On Friday, Iowa’s Medical Cannabidiol Board voted to add chronic pain to the list of qualifying conditions for medical marijuana, substituting it for the previously approved condition of “untreatable pain.” The edit is expected to expand access to the program, but many who are involved with the cannabis industry and its patients in the state are getting frustrated with Iowa’s slow evolution of marijuana policy.
The substitution of chronic pain for untreatable pain was the result of a campaign to add to the list of qualifying conditions in the state, led by dispensaries and patient advocates. They also wanted to include post- traumatic stress disorder, obsessive-compulsive disorder, schizophrenia, and opioid abuse disorder. Though the board did not give an instant go-ahead to any of the other proposed conditions, it did decide to delay the decision on PTSD until it meets in November.
During a public comment session on Friday, various industry advocates expressed their concern about the lack of further approvals. Many targeted Iowa’s relatively slow pace in cannabis regulation as compared with neighbors like Illinois, whose Governor signed a bill to legalize recreational marijuana last month.

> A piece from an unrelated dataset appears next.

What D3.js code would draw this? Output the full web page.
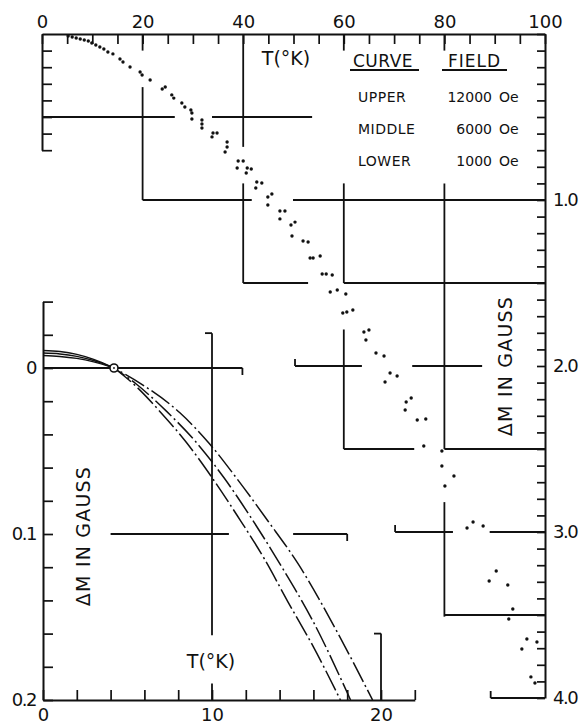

“There’s been a failure to recognize that people are suffering,” said MedPharm dispensary manager Lucas Nelson. “Traditional medicine has left them behind, and they’re going to do whatever it takes to get relief.”
“Today we are at a critical point in our program,” he said. “There is no longer time to proceed slowly.”
Iowa policy makers have echoed his concerns. “It’s time to face facts,” said state senator Joe Bolkcom, who did not mince words when it came to his thoughts on the current state of Iowan medical marijuana access. “You’ve created the worst program in the country. In Iowa, the medicine is too expensive and not potent enough to help most people. Patients want choice and want the choice of medical cannabis.”
The state’s medical marijuana guidelines stipulate that patients are to have access only to CBD oil products that contain no more than 3% THC. The substance can be consumed in capsules, tinctures, topicals, and vape pens. A bipartisan group of policy makers was able to pass an expansion package this year, but it was vetoed by Governor Kim Reynolds, who took exception to its THC percentage increase.
Reynolds said her decision was based on the recommendation of a state medical marijuana board. “Ultimately, I believe Iowa must proceed cautiously to ensure that any expansion of our medical [cannabidiol] program is thoughtful and deliberate,” the governor commented at the time.
But Iowa has been actively evolving its list of qualifying conditions for its medical marijuana program. In December, the Iowa Board of Medicine voted to add severe autism and ulcerative colitis. Severe autism has also been added as a qualifying condition for a cannabis recommendation in states like Michigan, Minnesota, and Florida.
Other conditions that have been approved in the state include certain types of cancer, seizures, Crohn’s disease, severe multiple sclerosis, HIV/AIDS, amyotrophic lateral sclerosis, Parkinson’s disease, and any terminal illness that has left the patient with a life expectancy of less than a year.